▶ **Your task**
With the pictures left out, copy the listing below exactly.

----------

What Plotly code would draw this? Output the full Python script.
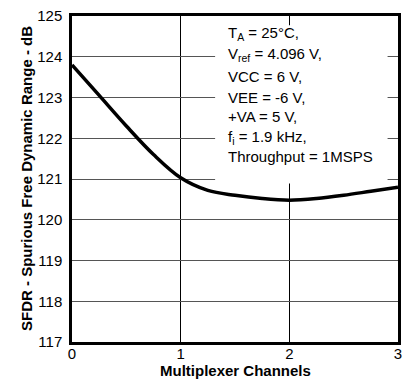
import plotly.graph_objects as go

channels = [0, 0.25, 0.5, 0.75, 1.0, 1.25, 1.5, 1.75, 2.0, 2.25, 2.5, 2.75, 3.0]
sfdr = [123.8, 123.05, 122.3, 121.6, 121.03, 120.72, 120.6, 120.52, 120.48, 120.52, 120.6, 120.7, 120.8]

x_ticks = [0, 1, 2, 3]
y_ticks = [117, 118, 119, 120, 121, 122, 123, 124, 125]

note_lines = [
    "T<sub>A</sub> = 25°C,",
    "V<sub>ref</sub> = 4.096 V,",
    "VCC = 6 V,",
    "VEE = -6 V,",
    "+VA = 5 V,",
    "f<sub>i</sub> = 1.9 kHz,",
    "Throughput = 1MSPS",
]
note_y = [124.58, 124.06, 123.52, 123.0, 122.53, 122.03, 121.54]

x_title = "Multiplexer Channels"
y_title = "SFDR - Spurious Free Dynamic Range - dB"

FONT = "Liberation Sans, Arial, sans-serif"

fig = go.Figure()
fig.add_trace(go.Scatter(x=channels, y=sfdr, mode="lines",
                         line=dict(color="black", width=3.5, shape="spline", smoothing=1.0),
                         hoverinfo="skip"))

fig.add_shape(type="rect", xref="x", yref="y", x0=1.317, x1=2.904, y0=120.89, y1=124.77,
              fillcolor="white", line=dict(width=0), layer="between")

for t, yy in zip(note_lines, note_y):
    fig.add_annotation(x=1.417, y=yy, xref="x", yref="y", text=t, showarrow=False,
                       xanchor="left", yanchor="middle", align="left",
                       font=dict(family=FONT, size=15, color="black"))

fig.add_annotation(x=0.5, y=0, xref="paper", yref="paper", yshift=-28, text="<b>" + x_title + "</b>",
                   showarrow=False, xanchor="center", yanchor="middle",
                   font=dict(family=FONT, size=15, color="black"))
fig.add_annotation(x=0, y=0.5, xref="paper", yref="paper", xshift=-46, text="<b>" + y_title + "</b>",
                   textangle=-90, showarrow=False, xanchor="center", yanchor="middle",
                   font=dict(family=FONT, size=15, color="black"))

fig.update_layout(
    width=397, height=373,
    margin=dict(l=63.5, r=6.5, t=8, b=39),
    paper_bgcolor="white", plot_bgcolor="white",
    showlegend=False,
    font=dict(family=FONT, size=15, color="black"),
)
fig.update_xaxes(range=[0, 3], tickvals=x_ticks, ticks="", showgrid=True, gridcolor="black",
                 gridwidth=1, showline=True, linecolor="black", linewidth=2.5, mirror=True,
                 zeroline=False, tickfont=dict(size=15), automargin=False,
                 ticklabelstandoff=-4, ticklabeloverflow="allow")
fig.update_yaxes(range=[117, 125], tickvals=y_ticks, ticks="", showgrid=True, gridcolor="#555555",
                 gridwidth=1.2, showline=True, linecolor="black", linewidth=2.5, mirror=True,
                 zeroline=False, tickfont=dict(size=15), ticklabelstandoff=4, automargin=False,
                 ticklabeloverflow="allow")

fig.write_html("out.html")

----------

▶ **Written answer**
What Plotly code would draw this? Output the full Python script.
import plotly.graph_objects as go

channels = [0, 0.25, 0.5, 0.75, 1.0, 1.25, 1.5, 1.75, 2.0, 2.25, 2.5, 2.75, 3.0]
sfdr = [123.8, 123.05, 122.3, 121.6, 121.03, 120.72, 120.6, 120.52, 120.48, 120.52, 120.6, 120.7, 120.8]

x_ticks = [0, 1, 2, 3]
y_ticks = [117, 118, 119, 120, 121, 122, 123, 124, 125]

note_lines = [
    "T<sub>A</sub> = 25°C,",
    "V<sub>ref</sub> = 4.096 V,",
    "VCC = 6 V,",
    "VEE = -6 V,",
    "+VA = 5 V,",
    "f<sub>i</sub> = 1.9 kHz,",
    "Throughput = 1MSPS",
]
note_y = [124.58, 124.06, 123.52, 123.0, 122.53, 122.03, 121.54]

x_title = "Multiplexer Channels"
y_title = "SFDR - Spurious Free Dynamic Range - dB"

FONT = "Liberation Sans, Arial, sans-serif"

fig = go.Figure()
fig.add_trace(go.Scatter(x=channels, y=sfdr, mode="lines",
                         line=dict(color="black", width=3.5, shape="spline", smoothing=1.0),
                         hoverinfo="skip"))

fig.add_shape(type="rect", xref="x", yref="y", x0=1.317, x1=2.904, y0=120.89, y1=124.77,
              fillcolor="white", line=dict(width=0), layer="between")

for t, yy in zip(note_lines, note_y):
    fig.add_annotation(x=1.417, y=yy, xref="x", yref="y", text=t, showarrow=False,
                       xanchor="left", yanchor="middle", align="left",
                       font=dict(family=FONT, size=15, color="black"))

fig.add_annotation(x=0.5, y=0, xref="paper", yref="paper", yshift=-28, text="<b>" + x_title + "</b>",
                   showarrow=False, xanchor="center", yanchor="middle",
                   font=dict(family=FONT, size=15, color="black"))
fig.add_annotation(x=0, y=0.5, xref="paper", yref="paper", xshift=-46, text="<b>" + y_title + "</b>",
                   textangle=-90, showarrow=False, xanchor="center", yanchor="middle",
                   font=dict(family=FONT, size=15, color="black"))

fig.update_layout(
    width=397, height=373,
    margin=dict(l=63.5, r=6.5, t=8, b=39),
    paper_bgcolor="white", plot_bgcolor="white",
    showlegend=False,
    font=dict(family=FONT, size=15, color="black"),
)
fig.update_xaxes(range=[0, 3], tickvals=x_ticks, ticks="", showgrid=True, gridcolor="black",
                 gridwidth=1, showline=True, linecolor="black", linewidth=2.5, mirror=True,
                 zeroline=False, tickfont=dict(size=15), automargin=False,
                 ticklabelstandoff=-4, ticklabeloverflow="allow")
fig.update_yaxes(range=[117, 125], tickvals=y_ticks, ticks="", showgrid=True, gridcolor="#555555",
                 gridwidth=1.2, showline=True, linecolor="black", linewidth=2.5, mirror=True,
                 zeroline=False, tickfont=dict(size=15), ticklabelstandoff=4, automargin=False,
                 ticklabeloverflow="allow")

fig.write_html("out.html")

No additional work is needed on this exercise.